I was lucky enough to manage a day trip to Dublin last week and packed in a fair bit of A111 and A113 😀

The following are just a few snaps from the day.


The GPO building where the Republic was proclaimed in 1916 - the museum was good (but pricey at €15) few of video installations featured historians who contributed to OU materials.

Garden of Remembrance that features in A111 and was opened in 1966

The iconography of 'celtic' weapons broken and cast into water as a mark of the end of hostilities

The Children of Lir - rising, resurrected, redeemed, reborn....

Just outside the Garden is this memorial to the formation of the Irish Volunteer Force on that spot (it was I think an ice rink then) in 1913 - in response to the earlier establishment of the UVF that is discussed in A113. 

Apparently Parnell's statue caused some controversy when it went up in 1911, I presume because he was then still a divisive figure.

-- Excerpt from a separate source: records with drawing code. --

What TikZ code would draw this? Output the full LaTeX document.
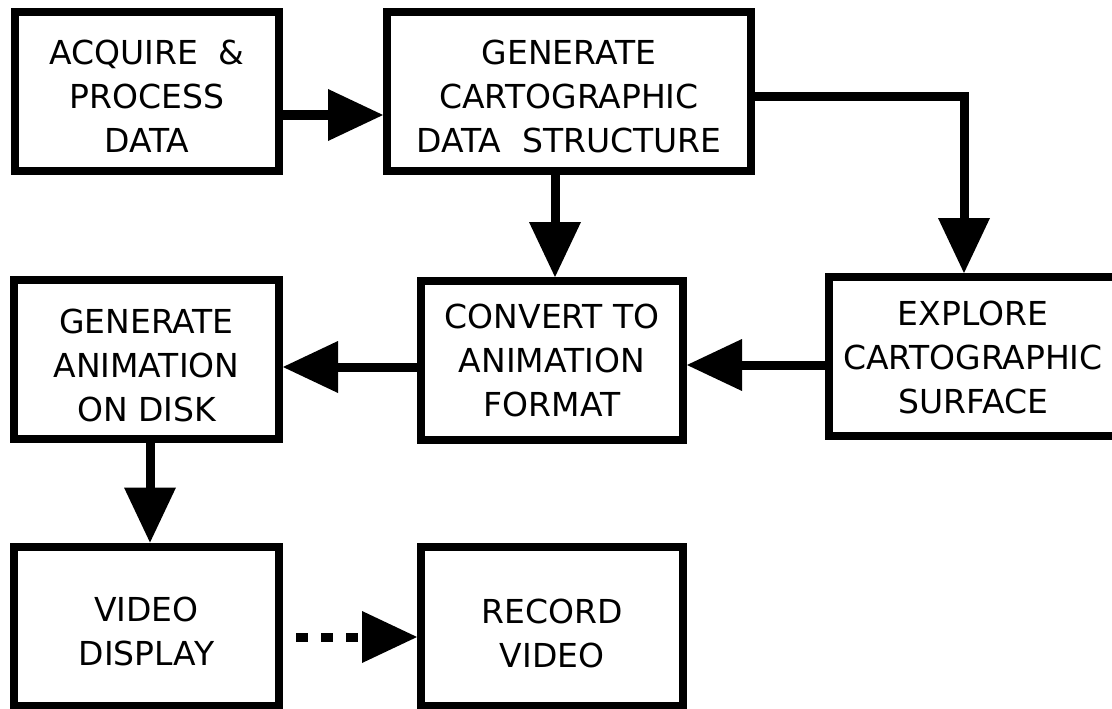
\documentclass[tikz,border=0pt]{standalone}
\usepackage{fontspec}
\setmainfont{DejaVu Sans}
\usetikzlibrary{arrows.meta}
% invisible strut on a first line: lowers the text block by #1 pt
\newcommand\dropby[1]{\rule{0pt}{\dimexpr24pt+#1pt*2\relax}}
\tikzset{
  block/.style={draw=black, line width=8pt, fill=white, inner sep=0pt,
    minimum height=159pt, align=center,
    font=\fontsize{33}{44}\selectfont},
  flow/.style={line width=9pt,
    -{Triangle[length=55pt, width=52pt, line width=0pt]}},
  dotflow/.style={flow, dash pattern=on 12pt off 13pt, dash phase=12pt},
}
\begin{document}
\begin{tikzpicture}[x=1pt, y=-1pt]
\useasboundingbox (0,0) rectangle (1112,709);

% process boxes
\node[block, minimum width=264pt] (acq)  at (147,91.5)   {\dropby{5}ACQUIRE~~\&\\PROCESS\\DATA};
\node[block, minimum width=364pt] (gen)  at (569,91.5)   {\dropby{5.5}GENERATE\\CARTOGRAPHIC\\DATA~~STRUCTURE};
\node[block, minimum width=288pt] (expl) at (973,356.5)  {\dropby{1.5}EXPLORE\\CARTOGRAPHIC\\SURFACE};
\node[block, minimum width=262pt] (conv) at (552,360.5)  {\dropby{0.5}CONVERT TO\\ANIMATION\\FORMAT};
\node[block, minimum width=265pt] (anim) at (146.5,359.5){\dropby{6}GENERATE\\ANIMATION\\ON DISK};
\node[block, minimum width=265pt] (disp) at (146.5,626)  {\dropby{5.5}VIDEO\\DISPLAY};
\node[block, minimum width=262pt] (rec)  at (552,626.5)  {\dropby{7}RECORD\\VIDEO};

% reference levels for the connectors
\coordinate (r1) at (0,115);
\coordinate (r2) at (964,97);
\coordinate (r3) at (0,365);
\coordinate (r4) at (0,367);
\coordinate (c1) at (555,0);
\coordinate (c2) at (150,0);
\coordinate (r5) at (0,637);

% connectors
\draw[flow] (acq.east |- r1) -- (gen.west |- r1);
\draw[flow] (gen.east |- r2) -| (expl.north -| r2);
\draw[flow] (c1 |- gen.south) -- (c1 |- conv.north);
\draw[flow] (expl.west |- r3) -- (conv.east |- r3);
\draw[flow] (conv.west |- r4) -- (anim.east |- r4);
\draw[flow] (c2 |- anim.south) -- (c2 |- disp.north);
\draw[dotflow] (disp.east |- r5) -- (rec.west |- r5);
\end{tikzpicture}
\end{document}
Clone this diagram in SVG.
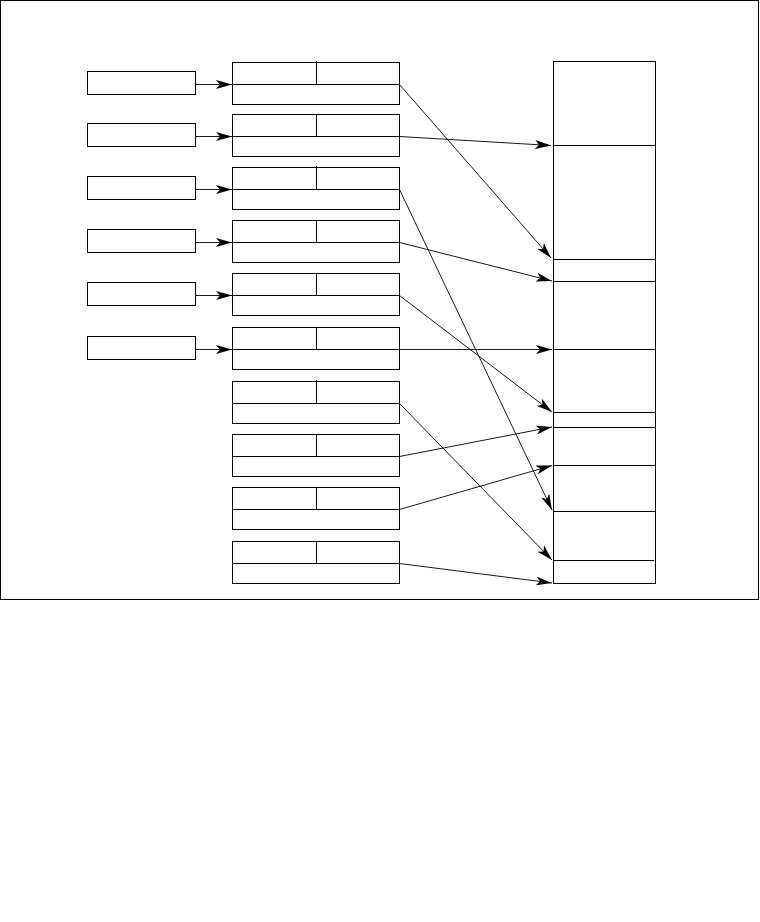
<svg xmlns="http://www.w3.org/2000/svg" width="760" height="922" viewBox="0 0 760 922">
<style>
.b{fill:#fff;stroke:#000;stroke-width:1}
.l{stroke:#000;stroke-width:1;fill:none}
.c{stroke:#000;stroke-width:0.9;fill:none;marker-end:url(#ah)}
</style>
<defs>
<marker id="ah" viewBox="0 0 16 9" refX="16" refY="4.5" markerWidth="16" markerHeight="9" markerUnits="userSpaceOnUse" orient="auto">
<path d="M0,0 L16,4.5 L0,9 L4,4.5 Z" fill="#000"/>
</marker>
</defs>
<rect width="760" height="922" fill="#fff"/>
<rect id="frame" x="0.5" y="0.5" width="758" height="599" fill="none" stroke="#000" stroke-width="1"/>
<g id="left1"><rect class="b" x="87.5" y="71.5" width="108" height="23"/></g>
<g id="left2"><rect class="b" x="87.5" y="123.5" width="108" height="23"/></g>
<g id="left3"><rect class="b" x="87.5" y="176.5" width="108" height="23"/></g>
<g id="left4"><rect class="b" x="87.5" y="229.5" width="108" height="23"/></g>
<g id="left5"><rect class="b" x="87.5" y="282.5" width="108" height="23"/></g>
<g id="left6"><rect class="b" x="87.5" y="336.5" width="108" height="23"/></g>
<g id="mid1"><rect class="b" x="232.5" y="62.5" width="167" height="42"/><path class="l" d="M232.5,84.5H399.5M316.5,61V84.5"/></g>
<g id="mid2"><rect class="b" x="232.5" y="114.5" width="167" height="42"/><path class="l" d="M232.5,136.5H399.5M316.5,114.5V136.5"/></g>
<g id="mid3"><rect class="b" x="232.5" y="167.5" width="167" height="42"/><path class="l" d="M232.5,189.5H399.5M316.5,166V189.5"/></g>
<g id="mid4"><rect class="b" x="232.5" y="220.5" width="167" height="42"/><path class="l" d="M232.5,242.5H399.5M316.5,220.5V242.5"/></g>
<g id="mid5"><rect class="b" x="232.5" y="273.5" width="167" height="42"/><path class="l" d="M232.5,295.5H399.5M316.5,273.5V295.5"/></g>
<g id="mid6"><rect class="b" x="232.5" y="327.5" width="167" height="42"/><path class="l" d="M232.5,349.5H399.5M316.5,327.5V349.5"/></g>
<g id="mid7"><rect class="b" x="232.5" y="381.5" width="167" height="42"/><path class="l" d="M232.5,403.5H399.5M316.5,380V403.5"/></g>
<g id="mid8"><rect class="b" x="232.5" y="434.5" width="167" height="42"/><path class="l" d="M232.5,456.5H399.5M316.5,434.5V456.5"/></g>
<g id="mid9"><rect class="b" x="232.5" y="487.5" width="167" height="42"/><path class="l" d="M232.5,509.5H399.5M316.5,487.5V509.5"/></g>
<g id="mid10"><rect class="b" x="232.5" y="541.5" width="167" height="42"/><path class="l" d="M232.5,563.5H399.5M316.5,541.5V563.5"/></g>
<g id="memory"><rect class="b" x="553.5" y="61.5" width="102" height="522"/><path class="l" d="M553.5,145.5H655.5M553.5,259.5H655.5M553.5,281.5H655.5M553.5,349.5H655.5M553.5,412.5H655.5M553.5,427.5H655.5M553.5,465.5H655.5M553.5,511.5H655.5M553.5,560.5H654"/></g>
<g id="connectors">
<path class="c" d="M195.5,84.5H232"/>
<path class="c" d="M195.5,136.5H232"/>
<path class="c" d="M195.5,189.5H232"/>
<path class="c" d="M195.5,242.5H232"/>
<path class="c" d="M195.5,295.5H232"/>
<path class="c" d="M195.5,349.5H232"/>
<path class="c" d="M399.5,84.5L551,258"/>
<path class="c" d="M399.5,136.5L551,145.5"/>
<path class="c" d="M399.5,189.5L552,510"/>
<path class="c" d="M399.5,242.5L552,281"/>
<path class="c" d="M399.5,295.5L552,412"/>
<path class="c" d="M399.5,349.5L552,349.5"/>
<path class="c" d="M399.5,403.5L552,560"/>
<path class="c" d="M399.5,456.5L552,427"/>
<path class="c" d="M399.5,509.5L552,465.5"/>
<path class="c" d="M399.5,563.5L552,583"/>
</g>
</svg>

Really interested in what I assume are Roman 'fasces' under all the drapes, I think at this point in time they may have been used as a symbol of Republican 'unity'. It's also a classic Roman sculptural pose that we encountered in A111. 

Second sculpture by Oisín Kelly (the first was Children of Lir) - this one of James Connolly's comrade, Jim Larkin. A co-founder of the Irish Citizens Army and a staunch revolutionary socialist. 

He used the quote below in one of his speeches - it apparently harks back to the French Revolution and is generally credited to Camille Desmoulins.

From A113 the 'Liberator' Daniel O'Connell (plus obligatory seagull) gets centre stage with a monument and of course the main street (since 1924)

Kilmainham Gaol

Corridor where most of the 1916 rebels were held before execution.

The classic 'panopticon' prison design in the Victorian wing of KIlmainham Gaol. Éamon de Valera was a prisoner here and Hugh Grant danced down the steps at the finale of 'Paddington 2' (Noel Coward also celebrated the apparent achievement of the 'Italian Job' here)

A final look back into the stone-breakers yard and the spot where James Connolly was executed. It was interesting, given the reflection in A111 on contested memories, to hear that the prison wasn't initially promoted in the Free State as a 'hallowed' site - the fact it was also the place of execution of some anti-Treaty rebels made its heritage a difficult one, at least until Fianna Fáil gained power.